Michael Keaton, alors essentiellement connu pour sa série comique à la télé, s'en donne à cœur joie dans le cabotinage, débitant ses répliques à toute vitesse. Son personnage met du temps à arriver dans le film, mais chaque apparition est plus hilarante que la précédente. Les cheveux hirsutes approchant le verdâtre, le visage blanc et les yeux cernés de rouge, il se présente comme un bio-exorciste diplômé, le seul capable de chasser les Deetz. Pour qu'il puisse agir, son nom doit être prononcé trois fois de suite. « Beetlejuice, Beetlejuice, Beetlejuice » et le charme sera lancé.

Adam et Barbara s'en apercevront vite, les méthodes de Beetlejuice ne sont pas les plus pacifiques du monde. Il se transforme en serpent géant et effraye les Deetz avec violence. Les intentions de Beetlejuice ne sont pas gratuites. Malgré toutes ses blagues et son boniment, il cherche à sortir du purgatoire dans lequel il est enfermé depuis des siècles. Les méfaits du bio-exorciste sont repérés par les instances de l'au-delà et leur intendant en chef, une vieille dame prénommée Juno (Sylvia Sidney) qui vient, clope au bec et fumée qui sort de sa gorge, sermonner les Maitland.

La beauté et l'originalité de Beetlejuice tient dans l'univers des morts inventé par Tim Burton. Loin des espaces nuageux et bleutés des films de fantômes se rendant au paradis (exemple typique dans toutes les mémoires, Le Ciel peut attendre de Warren Beatty), Tim Burton propose un au-delà cohérent, ludique et inventif. Si le couloir est inspiré du Cabinet du Docteur Caligari, son parquet en carrés noirs et blanc raccordant, ironiquement, avec la chemise d'Adam Maitland, l'au-delà de Beetlejuice s'aventure vers une autre cosmogonie.

L'au-delà que visite les Maitland est une salle d'attente comme dans n'importe quelle administration du monde où l'on prend son ticket en attendant son tour. Sauf qu'ici, l'attente peut prendre des siècles. Assis dans la salle, de nombreux morts, un chasseur de safari à la tête réduite, l'assistante d'un magicien coupée en deux, un pêcheur de requin encore encastré dans la mâchoire du prédateur. Ou encore toute une équipe de football américain d'une grande stupidité qui harcèle Juno de questions, elle est prise pour leur coach.

Juno gronde les Maitland de n'avoir pas lu correctement le manuel, puis elle les réprimande pour avoir fait appel à Betelgeuse, son ancien assistant démoniaque et délirant.
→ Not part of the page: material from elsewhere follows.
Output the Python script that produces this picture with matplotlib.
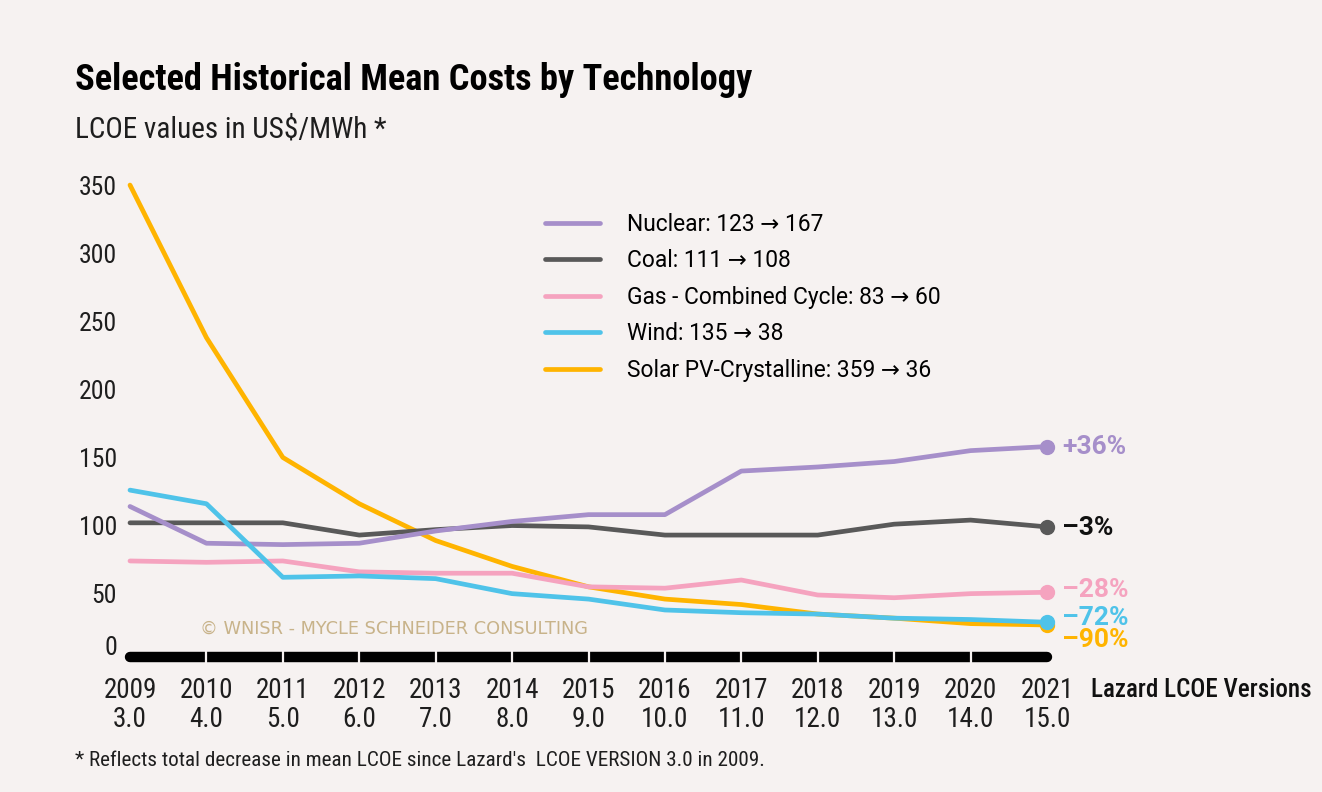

Ces séquences comptent parmi les meilleurs du film. Elles seront suivies du grand numéro de Betelgeuse, portant un chapeau en forme de carrousel, des oreilles en chauve-souris et transformant ses bras en marteaux gigantesques pour terrifier les Deetz. Le scénario est souvent bancal mais toujours très amusant, à l'image des danses surnaturelles sur les chansons exotiques d'Harry Belafonte.